**REQUIREMENT**
Your task is to repeat the lines from the line with "Emit a LaTeX" to the line with "(13,0) -- (13,540);", both ends included, and nothing else. Pictures stay out of the copy.

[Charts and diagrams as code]
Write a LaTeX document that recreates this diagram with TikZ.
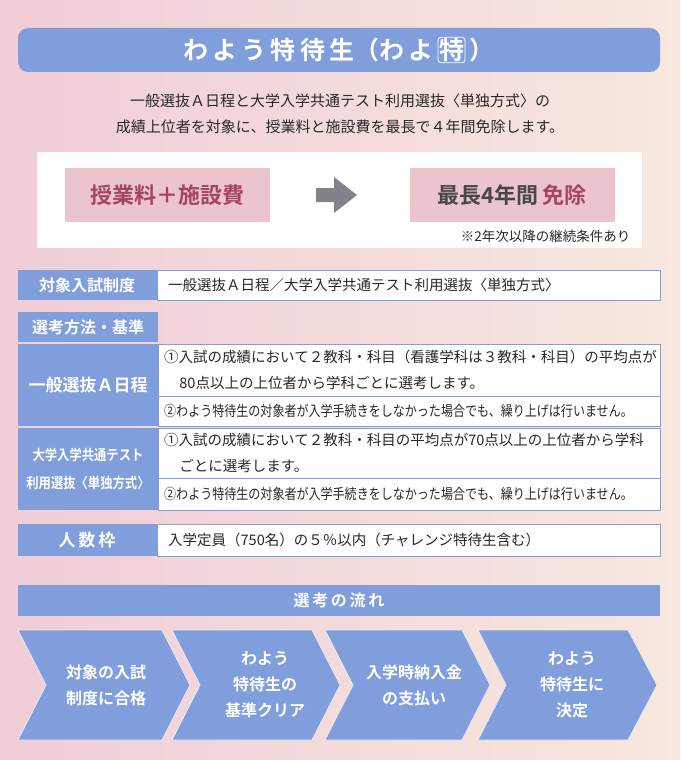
\documentclass[tikz,border=0pt]{standalone}
\usepackage{fontspec}
\setmainfont{Noto Sans CJK JP}
\newfontfamily\jpb{Noto Sans CJK JP Bold}
\definecolor{blu}{RGB}{128,157,220}
\definecolor{pnk}{RGB}{236,196,205}
\definecolor{wine}{RGB}{165,70,95}
\definecolor{txt}{RGB}{40,40,40}
\definecolor{gry}{RGB}{128,130,140}
\begin{document}
\begin{tikzpicture}[x=1pt,y=-1pt,
  lab/.style={fill=blu,text=white,font=\jpb\fontsize{16}{18}\selectfont,inner sep=0},
  cell/.style={draw=blu,fill=white,line width=0.8pt},
  ct/.style={text=txt,font=\fontsize{14.5}{26}\selectfont,anchor=west,align=left,inner sep=0},
  chev/.style={fill=blu,draw=white!80!blu,line width=0.8pt},
  chevt/.style={text=white,font=\jpb\fontsize{16}{26}\selectfont,align=center}]
\useasboundingbox (0,0) rectangle (680,760);
\shade[left color={rgb,255:red,240;green,205;blue,216},right color={rgb,255:red,248;green,232;blue,222}] (0,0) rectangle (680,760);
% title
\fill[blu,rounded corners=10pt] (18,28) rectangle (660,72);
\node[text=white,font=\jpb\fontsize{25}{28}\selectfont] (title) at (339,50) {わ\,よ\,う\,特\,待\,生（わ\,よ\,\tikz[baseline=(k.base)]\node[draw=white,rounded corners=3pt,inner sep=1pt,line width=0.8pt](k){特};\,）};
\node[text=txt,font=\fontsize{15}{26}\selectfont,align=center] (intro) at (340,114) {一般選抜Ａ日程と大学入学共通テスト利用選抜〈単独方式〉の\\成績上位者を対象に、授業料と施設費を最長で４年間免除します。};
% white box
\fill[white] (37,152) rectangle (642,248);
\fill[pnk] (65,168) rectangle (270,222);
\node[text=wine,font=\jpb\fontsize{22}{24}\selectfont] (fee) at (167,195) {授業料＋施設費};
\fill[pnk] (410,168) rectangle (615,222);
\node[font=\jpb\fontsize{22}{24}\selectfont] (free) at (512,195) {\textcolor{txt!85!white}{最長4年間}\,\textcolor{wine}{免除}};
\fill[gry] (316,188) -- (334,188) -- (334,177) -- (357,195) -- (334,213) -- (334,202) -- (316,202) -- cycle;
\node[text=txt,font=\fontsize{13.5}{14}\selectfont,anchor=east] (note) at (634,236) {※2年次以降の継続条件あり};
% row 1
\fill[blu] (18,270) rectangle (157,300);
\node[lab] (l1) at (87,285) {対象入試制度};
\draw[cell] (157,270) rectangle (660,300);
\node[ct] (c1) at (168,285) {一般選抜Ａ日程／大学入学共通テスト利用選抜〈単独方式〉};
% selection
\fill[blu] (18,312) rectangle (158,342);
\node[lab] (l2) at (88,327) {選考方法・基準};
\fill[blu] (18,344) rectangle (158,426);
\node[lab,font=\jpb\fontsize{17}{18}\selectfont] (l3) at (88,385) {一般選抜Ａ日程};
\draw[cell] (158,344) rectangle (660,396);
\node[ct] (c3a) at (164,370) {①入試の成績において２教科・科目（看護学科は３教科・科目）の平均点が\\\hspace{1.05em}80点以上の上位者から学科ごとに選考します。};
\draw[cell] (158,396) rectangle (660,426);
\node[ct] (c3b) at (164,411) {\scalebox{0.83}[1]{②わよう特待生の対象者が入学手続きをしなかった場合でも、繰り上げは行いません。}};
\fill[blu] (18,428) rectangle (158,510);
\node[lab,font=\jpb\fontsize{14.5}{28}\selectfont,align=center] (l4) at (88,469) {\scalebox{0.85}[1]{大学入学共通テスト}\\\scalebox{0.85}[1]{利用選抜〈単独方式〉}};
\draw[cell] (158,428) rectangle (660,478);
\node[ct] (c4a) at (164,453) {①入試の成績において２教科・科目の平均点が70点以上の上位者から学科\\\hspace{1.05em}ごとに選考します。};
\draw[cell] (158,478) rectangle (660,510);
\node[ct] (c4b) at (164,494) {\scalebox{0.83}[1]{②わよう特待生の対象者が入学手続きをしなかった場合でも、繰り上げは行いません。}};
% capacity
\fill[blu] (18,524) rectangle (157,556);
\node[lab,font=\jpb\fontsize{17}{18}\selectfont] (l5) at (87,540) {人\,数\,枠};
\draw[cell] (157,524) rectangle (660,556);
\node[ct] (c5) at (168,540) {入学定員（750名）の５％以内（チャレンジ特待生含む）};
% flow
\fill[blu] (18,585) rectangle (660,616);
\node[lab,font=\jpb\fontsize{16}{18}\selectfont] (flow) at (339,600) {選\,考\,の\,流\,れ};
\draw[chev] (18,630) -- (162,630) -- (190,685) -- (162,740) -- (18,740) -- (46,685) -- cycle;
\draw[chev] (172,630) -- (312,630) -- (340,685) -- (312,740) -- (172,740) -- (200,685) -- cycle;
\draw[chev] (325,630) -- (462,630) -- (490,685) -- (462,740) -- (325,740) -- (353,685) -- cycle;
\draw[chev] (478,630) -- (628,630) -- (657,685) -- (628,740) -- (478,740) -- (506,685) -- cycle;
\node[chevt] (f1) at (106,685) {対象の入試\\制度に合格};
\node[chevt] (f2) at (265,685) {わよう\\特待生の\\基準クリア};
\node[chevt] (f3) at (414,685) {入学時納入金\\の支払い};
\node[chevt] (f4) at (572,685) {わよう\\特待生に\\決定};
\end{tikzpicture}
\end{document}
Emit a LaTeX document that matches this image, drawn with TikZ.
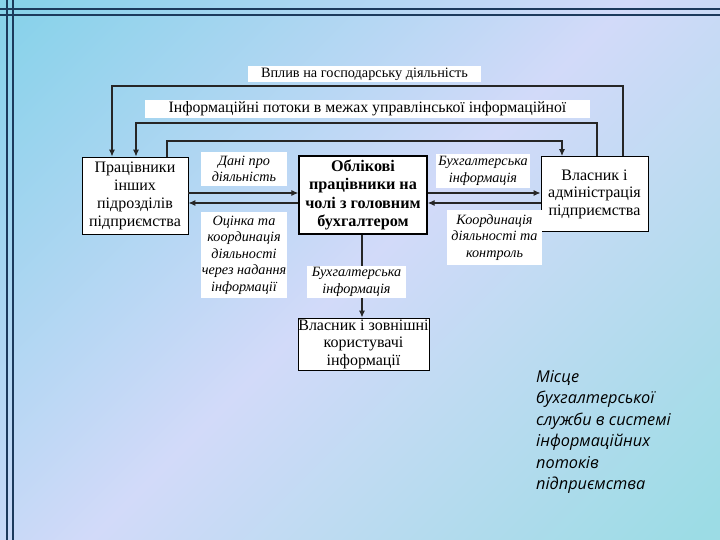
\documentclass[tikz,border=0pt]{standalone}
\usepackage{fontspec}
\setmainfont{Liberation Serif}
\newfontfamily\sidefont{Open Sans}
\usetikzlibrary{arrows.meta}
\definecolor{bgA}{HTML}{88D2EA}
\definecolor{bgB}{HTML}{D2DAF9}
\definecolor{bgC}{HTML}{9CDCE5}
\definecolor{framec}{HTML}{1C3A5C}
\pgfdeclarehorizontalshading{bgshade}{100bp}{color(0bp)=(bgA); color(16bp)=(bgA); color(50bp)=(bgB); color(84bp)=(bgC); color(100bp)=(bgC)}
\begin{document}
\begin{tikzpicture}[x=1pt,y=-1pt,
  box/.style={draw=black, line width=0.9pt, fill=white, align=center, inner sep=0pt,
    font=\fontsize{16}{18}\selectfont},
  lbl/.style={fill=white, align=center, inner sep=0pt, font=\fontsize{14.2}{16.5}\selectfont\itshape},
  toplbl/.style={fill=white, align=center, inner sep=0pt},
  conn/.style={line width=1.1pt, draw=black!85},
  arr/.style={conn, -{Latex[length=7pt,width=6pt]}},
  frame/.style={line width=1.4pt, draw=framec}
]
\useasboundingbox (0,0) rectangle (720,540);
\shade[shading=bgshade, shading angle=-45] (0,0) rectangle (720,540);
% frame lines
\draw[frame] (0,9) -- (720,9);
\draw[frame] (0,15) -- (720,15);
\draw[frame] (7,0) -- (7,540);
\draw[frame] (13,0) -- (13,540);

% main boxes
\node[box, minimum width=106pt, minimum height=77pt] (L) at (135,195.5)
  {Працівники\\інших\\підрозділів\\підприємства};
\node[box, line width=1.4pt, minimum width=128pt, minimum height=78pt, font=\fontsize{16.2}{18.5}\selectfont\bfseries] (C) at (363,195)
  {Облікові\\працівники на\\чолі з головним\\бухгалтером};
\node[box, minimum width=107pt, minimum height=75pt, font=\fontsize{16}{17.5}\selectfont] (R) at (594.5,194)
  {Власник і\\адміністрація\\підприємства};
\node[box, minimum width=131pt, minimum height=52pt, font=\fontsize{16}{17.5}\selectfont] (B) at (363.5,344)
  {Власник і зовнішні\\користувачі\\інформації};

% loop coordinates
\coordinate (a1) at (623,86);
\coordinate (a2) at (112,86);
\coordinate (b1) at (597,123);
\coordinate (b2) at (136,123);
\coordinate (c1) at (167,141);
\coordinate (c2) at (562,141);
\coordinate (h1) at (0,193);
\coordinate (h2) at (0,203);
\coordinate (v1) at (362,0);

\draw[arr] (R.north -| a1) -- (a1) -- (a2) -- (L.north -| a2);
\draw[arr] (R.north -| b1) -- (b1) -- (b2) -- (L.north -| b2);
\draw[arr] (L.north -| c1) -- (c1) -- (c2) -- (R.north -| c2);
\draw[arr] (L.east |- h1) -- (C.west |- h1);
\draw[arr] (C.west |- h2) -- (L.east |- h2);
\draw[arr] (C.east |- h1) -- (R.west |- h1);
\draw[arr] (R.west |- h2) -- (C.east |- h2);
\draw[arr] (C.south -| v1) -- (B.north -| v1);

% labels
\node[toplbl, minimum width=233pt, minimum height=16pt, font=\fontsize{14.3}{15}\selectfont] (T1) at (364.5,74)
  {Вплив на господарську діяльність};
\node[toplbl, minimum width=445pt, minimum height=18pt, font=\fontsize{15.8}{17}\selectfont] (T2) at (367.5,109)
  {Інформаційні потоки в межах управлінської інформаційної};
\node[lbl, minimum width=86pt, minimum height=34pt] (D1) at (244,169)
  {Дані про\\діяльність};
\node[lbl, minimum width=86pt, minimum height=86pt] (D2) at (244,255)
  {Оцінка та\\координація\\діяльності\\через надання\\інформації};
\node[lbl, minimum width=94pt, minimum height=34pt] (D3) at (483,171)
  {Бухгалтерська\\інформація};
\node[lbl, minimum width=95pt, minimum height=55pt] (D4) at (494.5,237.5)
  {Координація\\діяльності та\\контроль};
\node[lbl, minimum width=99pt, minimum height=32pt] (D5) at (356.5,282)
  {Бухгалтерська\\інформація};

% side caption
\node[anchor=north west, align=left, inner sep=0pt, font=\sidefont\itshape\fontsize{16.3}{21.5}\selectfont] (S) at (536,370)
  {Місце\\бухгалтерської\\служби в системі\\інформаційних\\потоків\\підприємства};
\end{tikzpicture}
\end{document}
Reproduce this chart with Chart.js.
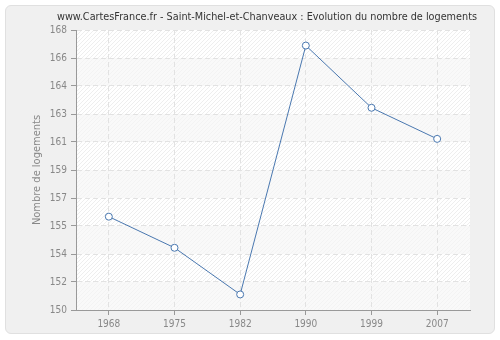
<!DOCTYPE html>
<html>
<head>
<meta charset="utf-8">
<script src="https://cdn.jsdelivr.net/npm/chart.js@4"></script>
<style>
  html, body { margin: 0; padding: 0; background: #fff; }
  #wrap { position: relative; width: 500px; height: 340px; }
  #panel { position: absolute; left: 5px; top: 5px; width: 488px; height: 327px;
           background: #f0f0f0; border: 1px solid #e0e0e0; border-radius: 6px; }
  canvas { position: absolute; left: 0; top: 0; }
</style>
</head>
<body>
<div id="wrap">
  <div id="panel"></div>
  <canvas id="chart" width="500" height="340"></canvas>
</div>
<script>
const title = "www.CartesFrance.fr - Saint-Michel-et-Chanveaux : Evolution du nombre de logements";
const yTitle = "Nombre de logements";
const years = ["1968", "1975", "1982", "1990", "1999", "2007"];
const logements = [156, 154, 151, 167, 163, 161];
const yTickValues = [150, 151.8, 153.6, 155.4, 157.2, 159, 160.8, 162.6, 164.4, 166.2, 168];

const font = "DejaVu Sans Condensed";

function hatchPattern(ctx, bg, line) {
    const c = document.createElement("canvas");
    c.width = 4; c.height = 4;
    const p = c.getContext("2d");
    p.fillStyle = bg;
    p.fillRect(0, 0, 4, 4);
    p.strokeStyle = line;
    p.lineWidth = 1;
    p.beginPath();
    p.moveTo(0, 4); p.lineTo(4, 0);
    p.moveTo(-2, 2); p.lineTo(2, -2);
    p.moveTo(2, 6); p.lineTo(6, 2);
    p.stroke();
    return ctx.createPattern(c, "repeat");
}

const decor = {
    id: "decor",
    beforeDraw(chart) {
        const { ctx, chartArea: a, scales } = chart;
        const strong = hatchPattern(ctx, "#ffffff", "#eeeeee");
        const light = hatchPattern(ctx, "#f9f9f9", "#f3f3f3");
        ctx.save();
        const vals = yTickValues.slice().reverse();
        for (let i = 0; i < vals.length - 1; i++) {
            const y1 = scales.y.getPixelForValue(vals[i]);
            const y2 = scales.y.getPixelForValue(vals[i + 1]);
            ctx.fillStyle = i % 2 === 0 ? strong : light;
            ctx.fillRect(a.left, y1, a.right - a.left, y2 - y1);
        }
        ctx.restore();
    },
    afterDraw(chart) {
        const { ctx, chartArea: a } = chart;
        ctx.save();
        ctx.fillStyle = "#333";
        ctx.font = "11px '" + font + "'";
        ctx.textAlign = "center";
        ctx.textBaseline = "middle";
        ctx.fillText(title, 267, 17, 420);
        ctx.fillStyle = "#888";
        ctx.translate(37, (a.top + a.bottom) / 2);
        ctx.rotate(-Math.PI / 2);
        ctx.fillText(yTitle, 0, 0);
        ctx.restore();
    }
};

new Chart(document.getElementById("chart"), {
    type: "line",
    data: {
        labels: years,
        datasets: [{
            data: logements,
            borderColor: "#4a78b0",
            borderWidth: 1,
            pointBackgroundColor: "#fff",
            pointBorderColor: "#4a78b0",
            pointBorderWidth: 1,
            pointRadius: 3.5,
            tension: 0
        }]
    },
    options: {
        responsive: false,
        animation: false,
        layout: { padding: { left: 0, right: 30, top: 30, bottom: 0 } },
        plugins: { legend: { display: false }, title: { display: false }, tooltip: { enabled: false } },
        scales: {
            x: {
                type: "category",
                offset: true,
                afterFit: s => { s.height = 30; },
                grid: { color: "#e2e2e2", tickColor: "#999", tickLength: 5 },
                border: { color: "#999", dash: [5, 3] },
                ticks: { color: "#888", font: { family: font, size: 10 }, padding: 3 }
            },
            y: {
                min: 150,
                max: 168,
                afterFit: s => { s.width = 76; },
                afterBuildTicks: s => { s.ticks = yTickValues.map(v => ({ value: v })); },
                grid: { color: "#e2e2e2", tickColor: "#999", tickLength: 5 },
                border: { color: "#999", dash: [5, 3] },
                ticks: {
                    color: "#888",
                    font: { family: font, size: 10 },
                    padding: 4,
                    callback: v => String(Math.round(v))
                }
            }
        }
    },
    plugins: [decor]
});
</script>
</body>
</html>
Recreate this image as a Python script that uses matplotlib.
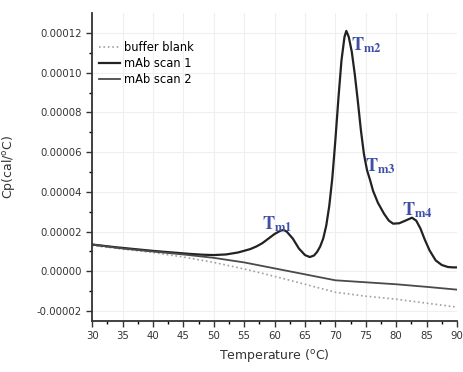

**OUTPUT OF THE EXERCISE**
Emit a LaTeX document that matches this image, drawn with TikZ.
\documentclass[tikz,border=0pt]{standalone}
\usepackage{fontspec}
\setmainfont{Liberation Serif}
\newfontfamily\sidefont{Open Sans}
\usetikzlibrary{arrows.meta}
\definecolor{bgA}{HTML}{88D2EA}
\definecolor{bgB}{HTML}{D2DAF9}
\definecolor{bgC}{HTML}{9CDCE5}
\definecolor{framec}{HTML}{1C3A5C}
\pgfdeclarehorizontalshading{bgshade}{100bp}{color(0bp)=(bgA); color(16bp)=(bgA); color(50bp)=(bgB); color(84bp)=(bgC); color(100bp)=(bgC)}
\begin{document}
\begin{tikzpicture}[x=1pt,y=-1pt,
  box/.style={draw=black, line width=0.9pt, fill=white, align=center, inner sep=0pt,
    font=\fontsize{16}{18}\selectfont},
  lbl/.style={fill=white, align=center, inner sep=0pt, font=\fontsize{14.2}{16.5}\selectfont\itshape},
  toplbl/.style={fill=white, align=center, inner sep=0pt},
  conn/.style={line width=1.1pt, draw=black!85},
  arr/.style={conn, -{Latex[length=7pt,width=6pt]}},
  frame/.style={line width=1.4pt, draw=framec}
]
\useasboundingbox (0,0) rectangle (720,540);
\shade[shading=bgshade, shading angle=-45] (0,0) rectangle (720,540);
% frame lines
\draw[frame] (0,9) -- (720,9);
\draw[frame] (0,15) -- (720,15);
\draw[frame] (7,0) -- (7,540);
\draw[frame] (13,0) -- (13,540);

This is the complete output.